> [Exercise requirements]:
Leaving out every picture, copy the lines of the data exactly, from the first through the line containing "const data = years.map((year, i)".

--- Data ---

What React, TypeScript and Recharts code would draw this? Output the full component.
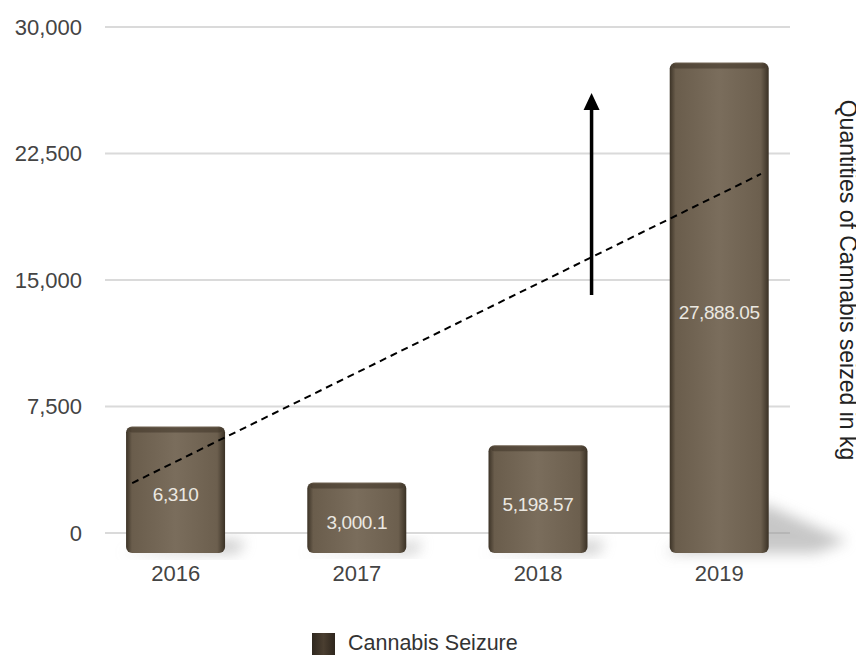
import React from "react";
import {
  Bar,
  BarChart,
  CartesianGrid,
  LabelList,
  Legend,
  ReferenceLine,
  XAxis,
  YAxis,
} from "recharts";

// ─── data ────────────────────────────────────────────────────────────────
const years = ["2016", "2017", "2018", "2019"];
const seizures = [6310, 3000.1, 5198.57, 27888.05];
const yTicks = [0, 7500, 15000, 22500, 30000];
const xTicks = [0, 1, 2, 3];

// annotations, in data units (x = year index, y = kg)
const trendX = [-0.24, 3.23];
const trendY = [2960, 21290];
const arrowX = 2.295;
const arrowY = [14110, 26090];

const FONT = "'Liberation Sans', Arial, Helvetica, sans-serif";
const BAR_DROP = 20; // bars sink a bit below the zero line (3D look)

const data = years.map((year, i) => ({ idx: i, year, kg: seizures[i] }));

function fmt(v: number) {
  return v.toLocaleString("en-US", { maximumFractionDigits: 2 });
}

function BarShape(props: any) {
  const { x, y, width, height } = props;
  const h = height + BAR_DROP;
  const bottom = y + h;
  const right = x + width;
  const sh = Math.max(h * 0.1, 8);
  const sl = Math.max(h * 0.16, 16);
  return (
    <g>
      <polygon
        points={`${right - 4},${bottom - sh} ${right + sl},${bottom - 12} ${right + sl * 0.6},${bottom} ${x - 6},${bottom}`}
        fill="#9a9a9a"
        opacity={0.55}
        filter="url(#soft)"
      />
      <rect x={x} y={y} width={width} height={h} rx={6} ry={6} fill="url(#barBody)" />
      <rect x={x + 3} y={y + 1} width={width - 6} height={5} rx={3} fill="#3f3528" opacity={0.55} />
    </g>
  );
}

function BarLabel(props: any) {
  const { x, y, width, height, value } = props;
  return (
    <text
      x={x + width / 2}
      y={y + (height + BAR_DROP) / 2 + 5}
      textAnchor="middle"
      dominantBaseline="central"
      fill="#ebe8e1"
      fontSize={19}
      fontFamily={FONT}
      letterSpacing={-0.4}
    >
      {fmt(value)}
    </text>
  );
}

function Arrow(props: any) {
  const { x1, y1, x2, y2 } = props;
  const tip = Math.min(y1, y2);
  const base = Math.max(y1, y2);
  return (
    <g>
      <line x1={x1} y1={base} x2={x2} y2={tip + 14} stroke="#000" strokeWidth={3.5} />
      <polygon points={`${x2},${tip} ${x2 - 8},${tip + 17} ${x2 + 8},${tip + 17}`} fill="#000" />
    </g>
  );
}

function LegendContent() {
  return (
    <div style={{ display: "flex", alignItems: "center", fontFamily: FONT }}>
      <span
        style={{
          width: 23,
          height: 22,
          background: "linear-gradient(90deg,#2f281f,#4a3e30,#2e261d)",
          display: "inline-block",
          marginRight: 13,
        }}
      />
      <span style={{ fontSize: 21.5, color: "#333" }}>Cannabis Seizure</span>
    </div>
  );
}

function RightLabel(props: any) {
  const { viewBox } = props;
  const cx = viewBox.x + viewBox.width / 2 + 21;
  const cy = viewBox.y + viewBox.height / 2;
  return (
    <text
      x={cx}
      y={cy}
      transform={`rotate(90, ${cx}, ${cy})`}
      textAnchor="middle"
      dominantBaseline="central"
      fill="#222"
      fontSize={23}
      fontFamily={FONT}
    >
      Quantities of Cannabis seized in kg
    </text>
  );
}

export default function App() {
  return (
    <div style={{ width: 856, height: 647 }}>
      <BarChart
        width={856}
        height={647}
        data={data}
        margin={{ top: 19, right: 0, bottom: 72, left: 0 }}
      >
        <defs>
          <linearGradient id="barBody" x1="0" y1="0" x2="1" y2="0">
            <stop offset="0%" stopColor="#3c3327" />
            <stop offset="6%" stopColor="#6a5d4c" />
            <stop offset="50%" stopColor="#7a6d5c" />
            <stop offset="92%" stopColor="#6c5f4e" />
            <stop offset="100%" stopColor="#3a3125" />
          </linearGradient>
          <filter id="soft" x="-50%" y="-50%" width="200%" height="200%">
            <feGaussianBlur stdDeviation="7" />
          </filter>
        </defs>
        <CartesianGrid vertical={false} stroke="#dadada" strokeWidth={2} />
        <XAxis
          dataKey="idx"
          type="number"
          domain={[-0.39, 3.39]}
          ticks={xTicks}
          tickFormatter={(v: number) => years[v]}
          axisLine={false}
          tickLine={false}
          tickSize={0}
          tickMargin={32}
          height={50}
          tick={{ fill: "#444", fontSize: 22, fontFamily: FONT }}
        />
        <YAxis
          domain={[0, 30000]}
          ticks={yTicks}
          tickFormatter={(v: number) => fmt(v)}
          axisLine={false}
          tickLine={false}
          tickSize={0}
          tickMargin={23}
          width={97}
          tick={{ fill: "#444", fontSize: 22, fontFamily: FONT }}
        />
        <YAxis
          yAxisId="r"
          orientation="right"
          domain={[0, 30000]}
          width={74}
          tick={false}
          axisLine={false}
          tickLine={false}
          label={{ content: RightLabel }}
        />
        <Legend
          layout="horizontal"
          verticalAlign="middle"
          align="center"
          content={LegendContent}
          wrapperStyle={{ position: "absolute", left: 304, top: 623, width: 260, height: 24 }}
        />
        <Bar dataKey="kg" barSize={99} shape={BarShape} isAnimationActive={false}>
          <LabelList dataKey="kg" content={BarLabel} />
        </Bar>
        <ReferenceLine
          segment={[
            { x: trendX[0], y: trendY[0] },
            { x: trendX[1], y: trendY[1] },
          ]}
          stroke="#000"
          strokeWidth={2}
          strokeDasharray="7 5"
          ifOverflow="visible"
        />
        <ReferenceLine
          segment={[
            { x: arrowX, y: arrowY[0] },
            { x: arrowX, y: arrowY[1] },
          ]}
          shape={Arrow}
          ifOverflow="visible"
        />
      </BarChart>
    </div>
  );
}
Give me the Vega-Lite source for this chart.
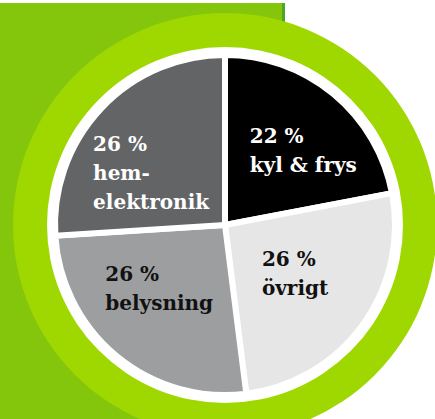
{
  "$schema": "https://vega.github.io/schema/vega-lite/v6.json",
  "autosize": {"type": "fit", "contains": "padding"},
  "width": 435,
  "height": 419,
  "padding": {"left": 0, "top": 0, "right": -15, "bottom": -31},
  "background": "white",
  "view": {
    "stroke": null,
    "fill": {
      "gradient": "linear",
      "x1": 0, "y1": 0, "x2": 1, "y2": 0,
      "stops": [
        {"offset": 0, "color": "#83c60c"},
        {"offset": 0.626, "color": "#83c60c"},
        {"offset": 0.6265, "color": "#4fa52a"},
        {"offset": 0.633, "color": "#4fa52a"},
        {"offset": 0.6335, "color": "#ffffff"},
        {"offset": 1, "color": "#ffffff"}
      ]
    }
  },
  "data": {
    "values": [
      {"kategori": "kyl & frys", "andel": 22, "nr": 1, "etikett": "22 %\nkyl & frys"},
      {"kategori": "övrigt", "andel": 26, "nr": 2, "etikett": "26 %\növrigt"},
      {"kategori": "belysning", "andel": 26, "nr": 3, "etikett": "26 %\nbelysning"},
      {"kategori": "hemelektronik", "andel": 26, "nr": 4, "etikett": "26 %\nhem-\nelektronik"}
    ]
  },
  "layer": [
    {
      "data": {"values": [{"ring": "yttre"}]},
      "mark": {"type": "arc", "radius": 212, "theta": 0, "theta2": 6.2832, "fill": "#9fd700", "stroke": null},
      "encoding": {}
    },
    {
      "data": {"values": [{"ring": "vit"}]},
      "mark": {"type": "arc", "radius": 178, "theta": 0, "theta2": 6.2832, "fill": "#ffffff", "stroke": null},
      "encoding": {}
    },
    {
      "mark": {"type": "arc", "radius": 170, "stroke": "#ffffff", "strokeWidth": 6},
      "encoding": {
        "theta": {"field": "andel", "type": "quantitative", "stack": true},
        "order": {"field": "nr", "type": "quantitative", "sort": "ascending"},
        "color": {
          "field": "kategori",
          "type": "nominal",
          "scale": {
            "domain": ["kyl & frys", "övrigt", "belysning", "hemelektronik"],
            "range": ["#000000", "#e6e6e6", "#9d9ea0", "#636466"]
          },
          "legend": null
        }
      }
    },
    {
      "mark": {"type": "text", "radius": 100, "align": "left", "baseline": "alphabetic", "dx": -39, "dy": -5, "font": "DejaVu Serif", "fontWeight": "bold", "fontSize": 20, "lineHeight": 29, "lineBreak": "\n", "fill": "#ffffff"},
      "encoding": {
        "theta": {"field": "andel", "type": "quantitative", "stack": true},
        "order": {"field": "nr", "type": "quantitative", "sort": "ascending"},
        "text": {"condition": {"test": "datum.kategori === 'kyl & frys'", "field": "etikett"}, "value": ""}
      }
    },
    {
      "mark": {"type": "text", "radius": 100, "align": "left", "baseline": "alphabetic", "dx": -44, "dy": -18, "font": "DejaVu Serif", "fontWeight": "bold", "fontSize": 20, "lineHeight": 29, "lineBreak": "\n", "fill": "#111111"},
      "encoding": {
        "theta": {"field": "andel", "type": "quantitative", "stack": true},
        "order": {"field": "nr", "type": "quantitative", "sort": "ascending"},
        "text": {"condition": {"test": "datum.kategori === 'övrigt'", "field": "etikett"}, "value": ""}
      }
    },
    {
      "mark": {"type": "text", "radius": 100, "align": "left", "baseline": "alphabetic", "dx": -56, "dy": -21, "font": "DejaVu Serif", "fontWeight": "bold", "fontSize": 20, "lineHeight": 29, "lineBreak": "\n", "fill": "#111111"},
      "encoding": {
        "theta": {"field": "andel", "type": "quantitative", "stack": true},
        "order": {"field": "nr", "type": "quantitative", "sort": "ascending"},
        "text": {"condition": {"test": "datum.kategori === 'belysning'", "field": "etikett"}, "value": ""}
      }
    },
    {
      "mark": {"type": "text", "radius": 100, "align": "left", "baseline": "alphabetic", "dx": -59, "dy": -6, "font": "DejaVu Serif", "fontWeight": "bold", "fontSize": 20, "lineHeight": 29, "lineBreak": "\n", "fill": "#ffffff"},
      "encoding": {
        "theta": {"field": "andel", "type": "quantitative", "stack": true},
        "order": {"field": "nr", "type": "quantitative", "sort": "ascending"},
        "text": {"condition": {"test": "datum.kategori === 'hemelektronik'", "field": "etikett"}, "value": ""}
      }
    }
  ]
}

---

> [Answer]:
What React, TypeScript and Recharts code would draw this? Output the full component.
import React from "react";
import {
  Bar,
  BarChart,
  CartesianGrid,
  LabelList,
  Legend,
  ReferenceLine,
  XAxis,
  YAxis,
} from "recharts";

// ─── data ────────────────────────────────────────────────────────────────
const years = ["2016", "2017", "2018", "2019"];
const seizures = [6310, 3000.1, 5198.57, 27888.05];
const yTicks = [0, 7500, 15000, 22500, 30000];
const xTicks = [0, 1, 2, 3];

// annotations, in data units (x = year index, y = kg)
const trendX = [-0.24, 3.23];
const trendY = [2960, 21290];
const arrowX = 2.295;
const arrowY = [14110, 26090];

const FONT = "'Liberation Sans', Arial, Helvetica, sans-serif";
const BAR_DROP = 20; // bars sink a bit below the zero line (3D look)

const data = years.map((year, i) => ({ idx: i, year, kg: seizures[i] }));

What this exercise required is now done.